Par Laura Icart, avec AFP

 

« La décarbonation et la sobriété vont nous protéger des crises à venir. Elles permettront de mieux maîtriser les prix. Elles seront synonymes de justice sociale, car chacun contribuera selon ses moyens. Et nous aiderons ceux dont les modes de vie et de travail seront les plus impactés » a assuré Élisabeth Borne devant les députés mercredi, à l’occasion d’un débat sans vote sur la stratégie française vers la neutralité carbone en 2050. Dans un contexte de crise énergétique et d’urgence climatique, la Première ministre a rappelé que la sortie des énergies fossiles et l’atteinte de la neutralité carbone comme évoqué par Emmanuel Macron dans son discourt de Belfort, impliquait un changement sociétal profond et des choix radicaux. Si elle a souligné que la sobriété n’est pas une mode le temps d’un hiver, elle a cependant déclaré que ce n’est « ni par la peur ni par la pensée magique » que l’on parviendra à embarquer les Français.

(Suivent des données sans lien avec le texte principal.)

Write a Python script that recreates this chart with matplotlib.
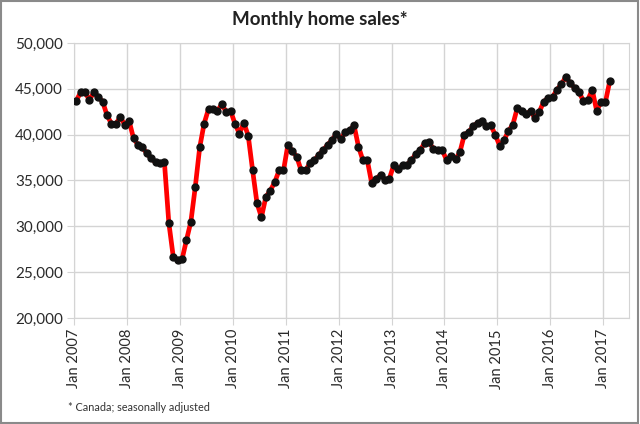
import matplotlib
matplotlib.use("Agg")
import matplotlib.pyplot as plt
from matplotlib.patches import Rectangle

plt.rcParams['font.family'] = ['Lato', 'DejaVu Sans']

# Monthly home sales (thousands), Jan 2007 .. Feb 2017
sales_2007 = [43.7, 44.6, 44.6, 43.8, 44.6, 44.1, 43.6, 42.1, 41.2, 41.2, 41.9, 41.1]
sales_2008 = [41.5, 39.6, 38.9, 38.6, 38.0, 37.4, 37.0, 36.9, 37.0, 30.4, 26.7, 26.3]
sales_2009 = [26.4, 28.5, 30.5, 34.3, 38.6, 41.2, 42.8, 42.8, 42.6, 43.3, 42.5, 42.6]
sales_2010 = [41.2, 40.1, 41.3, 39.9, 36.1, 32.5, 31.0, 33.2, 33.9, 34.8, 36.1, 36.1]
sales_2011 = [38.9, 38.2, 37.6, 36.1, 36.1, 36.9, 37.2, 37.8, 38.3, 38.9, 39.4, 40.1]
sales_2012 = [39.5, 40.3, 40.5, 41.0, 38.7, 37.2, 37.2, 34.7, 35.2, 35.6, 35.1, 35.2]
sales_2013 = [36.7, 36.2, 36.7, 36.7, 37.2, 37.9, 38.3, 39.1, 39.2, 38.4, 38.3, 38.3]
sales_2014 = [37.2, 37.7, 37.3, 38.1, 40.0, 40.3, 40.9, 41.3, 41.5, 40.9, 41.0, 40.0]
sales_2015 = [38.8, 39.4, 40.4, 41.1, 42.9, 42.6, 42.2, 42.6, 41.8, 42.5, 43.6, 44.0]
sales_2016 = [44.1, 44.9, 45.5, 46.3, 45.6, 45.1, 44.6, 43.7, 43.8, 44.9, 42.6, 43.6]
sales_2017 = [43.6, 45.9]

years = [2007, 2008, 2009, 2010, 2011, 2012, 2013, 2014, 2015, 2016, 2017]
tick_labels = [f"Jan {y}" for y in years]
y_ticks = [20000, 25000, 30000, 35000, 40000, 45000, 50000]

sales = [v * 1000 for v in (sales_2007 + sales_2008 + sales_2009 + sales_2010 +
                            sales_2011 + sales_2012 + sales_2013 + sales_2014 +
                            sales_2015 + sales_2016 + sales_2017)]
xpos = [i + 0.5 for i in range(len(sales))]

fig = plt.figure(figsize=(6.4, 4.24), dpi=100)
ax = fig.add_axes([0.1156, 0.25, 0.867, 0.6486])

ax.plot(xpos, sales, color='#ff0000', lw=3.4, zorder=3, solid_capstyle='round')
ax.plot(xpos, sales, ls='none', marker='o', ms=5, color='#111111', zorder=4)

ax.set_xlim(0, 125.8)
ax.set_ylim(20000, 50000)
ax.set_yticks(y_ticks)
ax.set_yticklabels([f"{v:,}" for v in y_ticks])
ax.set_xticks([12 * i for i in range(len(years))])
ax.set_xticklabels(tick_labels, rotation=90)

ax.grid(True, color='#d4d4d4', lw=1)
ax.set_axisbelow(True)
for s in ax.spines.values():
    s.set_color('#d4d4d4')
ax.tick_params(axis='both', colors='#d4d4d4', length=5, labelcolor='#2a2a2a',
               labelsize=11)
ax.tick_params(axis='y', pad=3)
ax.tick_params(axis='x', pad=3, labelsize=10.5)

fig.text(0.5, 0.955, "Monthly home sales*", ha='center', va='center',
         fontsize=13.5, fontweight='bold', color='#222222')
fig.text(0.106, 0.038, "* Canada; seasonally adjusted", ha='left', va='center',
         fontsize=7.8, color='#333333')

fig.patches.append(Rectangle((0.002, 0.003), 0.995, 0.994, transform=fig.transFigure,
                             fill=False, edgecolor='#8a8a8a', lw=1.5))

fig.savefig("out.png", dpi=100)
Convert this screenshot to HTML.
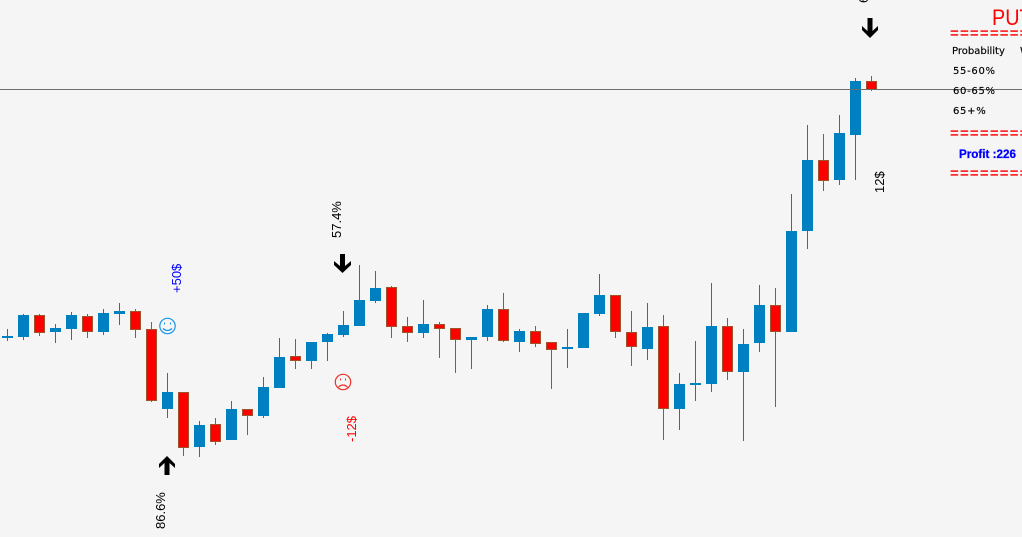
<!DOCTYPE html>
<html>
<head>
<meta charset="utf-8">
<title>Candlestick chart</title>
<style>
html,body{margin:0;padding:0;background:#f5f5f5;width:1022px;height:537px;overflow:hidden}
svg{display:block}
text{font-family:"Liberation Sans",sans-serif}
.vert{font-size:13px;fill:#000}
.small{font-family:"DejaVu Sans","Liberation Sans",sans-serif;font-size:10px;fill:#000;stroke:#000;stroke-width:.15px}
.sep{font-size:15px;fill:#f00;stroke:#f00;stroke-width:.3px;letter-spacing:1.2px}
</style>
</head>
<body>
<svg id="chart" width="1022" height="537" viewBox="0 0 1022 537" xmlns="http://www.w3.org/2000/svg">
  <rect width="1022" height="537" fill="#f5f5f5"/>
  <g id="candles"></g>
  <rect id="price-line" x="0" width="1022" height="1" fill="#6e6e6e"/>

  <text transform="translate(992 25) scale(.9 1)" font-size="22" fill="#f00">PUT</text>
  <text class="sep" x="950" y="38">=========</text>
  <text class="small" x="952" y="54">Probability</text>
  <text class="small" x="1020" y="54">W</text>
  <text class="small" x="953" y="74" letter-spacing=".7">55-60%</text>
  <text class="small" x="953" y="94" letter-spacing=".7">60-65%</text>
  <text class="small" x="953" y="114" letter-spacing=".7">65+%</text>
  <text class="sep" x="950" y="138">=========</text>
  <text x="959" y="158" font-size="12" font-weight="700" fill="#00f" stroke="#00f" stroke-width=".3" textLength="57" lengthAdjust="spacingAndGlyphs">Profit :226</text>
  <text class="sep" x="950" y="178">=========</text>

  <text class="vert" transform="translate(165 529) rotate(-90)">86.6%</text>
  <text class="vert" transform="translate(341 238) rotate(-90)">57.4%</text>
  <text class="vert" transform="translate(868 3) rotate(-90)">62.6%</text>
  <text class="vert" style="fill:#00f" transform="translate(181 293) rotate(-90)">+50$</text>
  <text class="vert" style="fill:#f00" transform="translate(356 442) rotate(-90)">-12$</text>
  <text class="vert" transform="translate(884 193) rotate(-90)">12$</text>

  <polygon fill="#000" points="167,456 175,464 175,468 169.5,463 169.5,475 164.5,475 164.5,463 159,468 159,464"/>
  <polygon fill="#000" points="342.5,273 351,265 351,261 345,266 345,254 340,254 340,266 334,261 334,265"/>
  <polygon fill="#000" points="870,38 878,30 878,26 872.5,31 872.5,18 867.5,18 867.5,31 862,26 862,30"/>

  <g fill="none" stroke="#1496e6" stroke-width="1.2">
    <circle cx="167.500" cy="326" r="7.7"/>
    <path d="M163 328.500q4.500 4 9 0"/>
    <rect x="164" y="322.500" width="1" height="2" fill="#1496e6" stroke="none"/>
    <rect x="170" y="322.500" width="1" height="2" fill="#1496e6" stroke="none"/>
  </g>
  <g fill="none" stroke="#f0302a" stroke-width="1.2">
    <circle cx="343" cy="382" r="7.7"/>
    <path d="M338.500 387q4.500 -4 9 0"/>
    <rect x="340" y="378.500" width="1" height="2" fill="#f0302a" stroke="none"/>
    <rect x="345" y="378.500" width="1" height="2" fill="#f0302a" stroke="none"/>
  </g>
</svg>
<script>
var opens = [119.9,120.0,122.2,120.5,120.8,122.1,120.5,122.3,122.6,120.8,112.8,114.5,109.0,111.3,109.7,112.8,112.1,114.9,118.1,117.6,119.5,120.2,121.1,123.6,125.0,121.1,120.4,121.3,120.9,119.7,120.0,122.8,119.5,120.6,119.5,118.8,118.9,122.3,124.2,120.5,118.8,121.1,112.8,115.2,115.3,121.1,116.5,119.4,123.2,120.5,130.6,137.7,135.7,140.2,145.6];
var highs = [120.8,122.3,122.3,121.3,122.5,122.3,122.8,123.4,122.8,121.5,116.4,114.5,111.6,111.9,113.6,112.8,116.0,119.9,119.8,119.5,120.4,122.6,127.2,126.6,125.1,122.0,123.7,121.5,120.9,120.0,123.2,124.4,120.8,121.1,119.5,120.8,122.4,126.3,124.2,122.6,123.4,122.2,116.4,119.6,125.4,121.9,120.8,125.2,124.9,134.3,141.2,140.3,142.2,145.9,146.1];
var lows = [119.6,119.7,120.1,119.4,119.7,119.9,120.2,121.2,119.9,113.5,111.9,108.1,108.0,109.2,109.7,110.2,111.9,114.9,116.8,116.8,117.6,120.0,121.1,123.4,119.9,119.5,119.9,117.9,116.4,116.8,119.6,119.5,118.5,119.0,114.8,116.9,118.9,122.1,119.9,117.1,117.7,109.7,110.7,113.6,114.5,115.7,109.6,118.5,113.0,120.5,128.8,134.6,135.2,135.7,144.6];
var closes = [120.1,122.2,120.4,120.9,122.2,120.5,122.4,122.6,120.7,113.6,114.5,108.9,111.2,109.5,112.8,112.1,115.0,118.0,117.6,119.5,120.3,121.2,123.7,124.9,121.0,120.4,121.3,120.8,119.7,120.0,122.8,119.6,120.6,119.3,118.7,119.0,122.4,124.2,120.5,119.0,121.0,112.8,115.3,115.4,121.1,116.5,119.3,123.2,120.5,130.6,137.7,135.6,140.4,145.6,144.7];
var currentPrice = [144.8];

var COLOR_UP = '#0080c0';
var COLOR_DOWN = '#ff0000';
var COLOR_EDGE = '#a0522d';
var SVG_NS = 'http://www.w3.org/2000/svg';

function xScale(i) { return 7 + 16 * i; }
function yScale(p) { return Math.round((153.7 - p) * 10); }

function makeRect(parent, x, y, w, h, color) {
  var el = document.createElementNS(SVG_NS, 'rect');
  el.setAttribute('x', x);
  el.setAttribute('y', y);
  el.setAttribute('width', w);
  el.setAttribute('height', h);
  el.setAttribute('fill', color);
  el.style.fill = color;
  parent.appendChild(el);
  return el;
}

function drawChart() {
  var root = document.getElementById('candles');
  root.setAttribute('shape-rendering', 'crispEdges');
  for (var i = 0; i < opens.length; i++) {
    var isUp = closes[i] >= opens[i];
    var cx = xScale(i);
    var bodyTop = yScale(Math.max(opens[i], closes[i]));
    var bodyBottom = yScale(Math.min(opens[i], closes[i]));
    var wickTop = yScale(highs[i]);
    var wickBottom = yScale(lows[i]);
    var edge = isUp ? COLOR_UP : COLOR_EDGE;

    var group = document.createElementNS(SVG_NS, 'g');
    
    
    root.appendChild(group);

    var wick = makeRect(group, cx, wickTop, 1, Math.max(wickBottom - wickTop, 1), edge);
    
    

    var bodyRect = makeRect(group, cx - 5, bodyTop, 11, Math.max(bodyBottom - bodyTop, 2), edge);
    
    

    if (!isUp) {
      var fillRect = makeRect(group, cx - 4, bodyTop + 1, 9, Math.max(bodyBottom - bodyTop - 2, 1), COLOR_DOWN);
      
      
    }
  }
  document.getElementById('price-line').setAttribute('y', yScale(currentPrice[0]));
}
drawChart();
</script>
</body>
</html>
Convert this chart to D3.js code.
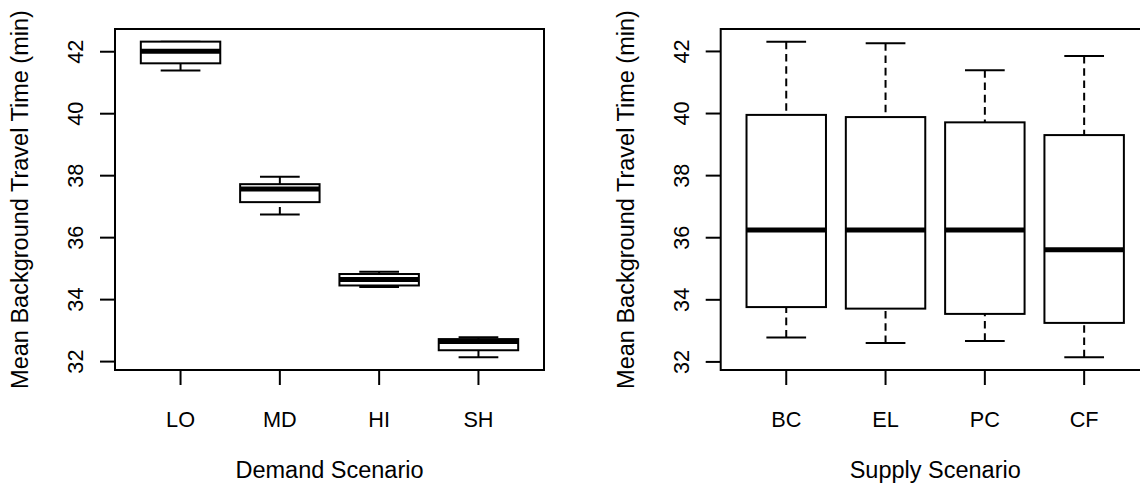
<!DOCTYPE html>
<html>
<head>
<meta charset="utf-8">
<script src="https://cdn.jsdelivr.net/npm/d3@7"></script>
<style>
  html, body { margin: 0; padding: 0; background: #fff; }
  svg { display: block; }
  text { font-family: "Liberation Sans", Arial, Helvetica, sans-serif; fill: #000; }
</style>
</head>
<body>
<svg id="chart" width="1140" height="490"></svg>
<script>
// ---- data ----
const demandCategories = ["LO", "MD", "HI", "SH"];
const demandLowWhisker = [41.38, 36.73, 34.39, 32.12];
const demandQ1         = [41.61, 37.13, 34.44, 32.35];
const demandMedian     = [42.00, 37.55, 34.63, 32.63];
const demandQ3         = [42.31, 37.71, 34.81, 32.71];
const demandHighWhisker= [42.31, 37.95, 34.88, 32.77];

const supplyCategories = ["BC", "EL", "PC", "CF"];
const supplyLowWhisker = [32.77, 32.59, 32.66, 32.13];
const supplyQ1         = [33.75, 33.70, 33.53, 33.24];
const supplyMedian     = [36.23, 36.23, 36.23, 35.60];
const supplyQ3         = [39.94, 39.87, 39.70, 39.29];
const supplyHighWhisker= [42.30, 42.25, 41.38, 41.84];

const yTicks = [32, 34, 36, 38, 40, 42];
const yTitle = "Mean Background Travel Time (min)";
const demandTitle = "Demand Scenario";
const supplyTitle = "Supply Scenario";

// ---- layout ----
const svg = d3.select("#chart");
const TICK_FONT = 21.7;
const TITLE_FONT = 23.5;

function panel(opts) {
  const { left, top, width, height, cats, lo, q1, med, q3, hi, xTitle } = opts;
  const g = svg.append("g");
  const allVals = lo.concat(hi);
  const mn = d3.min(allVals), mx = d3.max(allVals);
  const pad = (mx - mn) * 0.04;
  const y = d3.scaleLinear().domain([mn - pad, mx + pad]).range([top + height, top]);
  const x = d3.scaleBand().domain(cats).range([left, left + width]).paddingInner(0).paddingOuter(0.16);
  const bw = x.bandwidth();
  const cx = c => x(c) + bw / 2;
  const boxW = bw * 0.8;
  const capW = boxW * 0.5;

  const rows = cats.map((c, i) => ({ c, lo: lo[i], q1: q1[i], med: med[i], q3: q3[i], hi: hi[i] }));

  // whiskers (dashed, drawn from whisker end toward hinge)
  g.selectAll(".wu").data(rows).enter().append("line")
    .attr("x1", d => cx(d.c)).attr("x2", d => cx(d.c))
    .attr("y1", d => y(d.hi)).attr("y2", d => y(d.q3))
    .attr("stroke", "#000").attr("stroke-width", 2).attr("stroke-dasharray", "7.6,4.7");
  g.selectAll(".wl").data(rows).enter().append("line")
    .attr("x1", d => cx(d.c)).attr("x2", d => cx(d.c))
    .attr("y1", d => y(d.lo)).attr("y2", d => y(d.q1))
    .attr("stroke", "#000").attr("stroke-width", 2).attr("stroke-dasharray", "7.6,4.7");
  // caps
  g.selectAll(".cu").data(rows).enter().append("line")
    .attr("x1", d => cx(d.c) - capW / 2).attr("x2", d => cx(d.c) + capW / 2)
    .attr("y1", d => y(d.hi)).attr("y2", d => y(d.hi))
    .attr("stroke", "#000").attr("stroke-width", 2);
  g.selectAll(".cl").data(rows).enter().append("line")
    .attr("x1", d => cx(d.c) - capW / 2).attr("x2", d => cx(d.c) + capW / 2)
    .attr("y1", d => y(d.lo)).attr("y2", d => y(d.lo))
    .attr("stroke", "#000").attr("stroke-width", 2);
  // boxes
  g.selectAll(".box").data(rows).enter().append("rect")
    .attr("x", d => cx(d.c) - boxW / 2).attr("width", boxW)
    .attr("y", d => y(d.q3)).attr("height", d => y(d.q1) - y(d.q3))
    .attr("fill", "#fff").attr("stroke", "#000").attr("stroke-width", 2);
  // medians
  g.selectAll(".med").data(rows).enter().append("line")
    .attr("x1", d => cx(d.c) - boxW / 2).attr("x2", d => cx(d.c) + boxW / 2)
    .attr("y1", d => y(d.med)).attr("y2", d => y(d.med))
    .attr("stroke", "#000").attr("stroke-width", 5);

  // frame
  g.append("rect").attr("x", left).attr("y", top).attr("width", width).attr("height", height)
    .attr("fill", "none").attr("stroke", "#000").attr("stroke-width", 2);

  // y axis
  const yAxis = d3.axisLeft(y).tickValues(yTicks).tickSize(15).tickFormat(d3.format("d"));
  const ya = g.append("g").attr("transform", `translate(${left},0)`).call(yAxis);
  ya.select(".domain").remove();
  ya.selectAll(".tick line").attr("stroke", "#000").attr("stroke-width", 2);
  ya.selectAll(".tick text").remove();
  ya.selectAll(".tick").append("text")
    .attr("transform", `translate(-32,0) rotate(-90)`)
    .attr("text-anchor", "middle")
    .style("font-size", TICK_FONT + "px")
    .text(d => d3.format("d")(d));

  // x axis
  const xAxis = d3.axisBottom(x).tickSize(15);
  const xa = g.append("g").attr("transform", `translate(0,${top + height})`).call(xAxis);
  xa.select(".domain").remove();
  xa.selectAll(".tick line").attr("stroke", "#000").attr("stroke-width", 2);
  xa.selectAll(".tick text").remove();
  xa.selectAll(".tick").append("text")
    .attr("transform", `translate(0,57)`)
    .attr("text-anchor", "middle")
    .style("font-size", TICK_FONT + "px")
    .text(d => d);

  // titles
  g.append("text")
    .attr("transform", `translate(${left + width / 2},${top + height + 108})`)
    .attr("text-anchor", "middle").style("font-size", TITLE_FONT + "px").text(xTitle);
  g.append("text")
    .attr("transform", `translate(${left - 87},${top + height / 2}) rotate(-90)`)
    .attr("text-anchor", "middle").style("font-size", TITLE_FONT + "px").text(yTitle);
}

panel({ left: 115, top: 29, width: 429, height: 341, cats: demandCategories,
  lo: demandLowWhisker, q1: demandQ1, med: demandMedian, q3: demandQ3, hi: demandHighWhisker,
  xTitle: demandTitle });
panel({ left: 720.7, top: 29, width: 429, height: 341, cats: supplyCategories,
  lo: supplyLowWhisker, q1: supplyQ1, med: supplyMedian, q3: supplyQ3, hi: supplyHighWhisker,
  xTitle: supplyTitle });
</script>
</body>
</html>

Trois piliers pour « s’émanciper des énergies fossiles »

Par ailleurs, selon Élisabeth Borne, « la transition énergétique va de pair avec la croissance et la création d’emplois. Elle va accompagner la réindustrialisation et permettre l’émergence de secteurs et de filières d’avenir« . La cheffe du gouvernement a défendu la politique de l’exécutif, qui permettra de « limiter au maximum l’impact de la situation énergétique sur notre pays cet hiver ». Même si « nous nous préparons aussi à l’éventualité de devoir procéder à des coupures ciblées et de très courte durée ».  Pour être « la première grande nation industrielle à s’émanciper des énergies fossiles », le plan français « repose sur trois piliers », dont le premier est « la sobriété énergétique » avec un objectif de long terme : une baisse de la consommation énergétique de 40 % d’ici 2050. Le plan de sobriété présenté en octobre n’est pour le gouvernement qu’un « point de départ ». Deuxième pilier, « une production d’électricité décarbonée autour du nucléaire et du renouvelable », avec une réalité physique à avoir en tête : la nécessité en 2050 de produire jusqu’à 60 % d’électricité de plus qu’aujourd’hui selon le rapport de RTE. Le troisième repose sur « le développement de nouveaux vecteurs énergétiques, comme l’hydrogène décarboné ».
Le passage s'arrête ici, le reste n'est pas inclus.